Controlling the number of tasks to schedule
Schedulers and other objects of the runtime may suffer some overload if the number of tasks grows uncontrollably. As a consequence of this overload, the performance of the runtime may be impacted in some cases. This only occurs in a small amount of applications with very specific characteristics. However, the runtime incorporates a tool to control and limit the number of tasks waiting to be scheduled. The control of the number of tasks can be done through the usage of two environment variables.
Environment Variables
COMPSS_TRHOTTLE_MAX_TASKS: This environment variable defines the maximum number of tasks that the runtime can have in the queue for scheduling. Once the number of waiting tasks reaches this number the runtime stops the task generation. This environment variable must be defined as an integer.

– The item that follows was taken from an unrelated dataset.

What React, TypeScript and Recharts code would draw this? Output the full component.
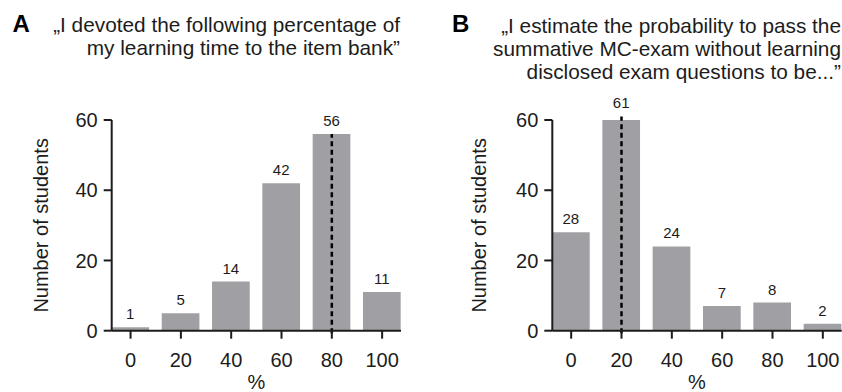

COMPSS_THROTTLE_INTERVAL: This environment variable defines the number of tasks that must be scheduled when the number of tasks reaches the limit before the runtime starts to generate new tasks again. This environment variable must be an integer.
In order to clarify, for example, if the COMPSS_TRHOTTLE_MAX_TASKS is defined to 100000 and the COMPSS_TRHOTTLE_MAX_TASKS variable is set to 10000, the runtime will create tasks until it has 100000 tasks that are not scheduled and are pending to be scheduled. The task generation will not stop if the runtime never reaches the number of 100000 tasks waiting to be scheduled. Once this number is reached, the runtime has to execute 10000 tasks before it again generates tasks, this means that the number of pending tasks is going to be reduced down to 90000.
By default, this is, when these environment variables are not defined, the runtime generates any number of tasks that it finds in the application being executed. This default behavior is usually the best option. Only few applications with very specific characteristics, for example, applications with a huge number of tasks (near a million or more) can benefit from limiting the number of generated tasks.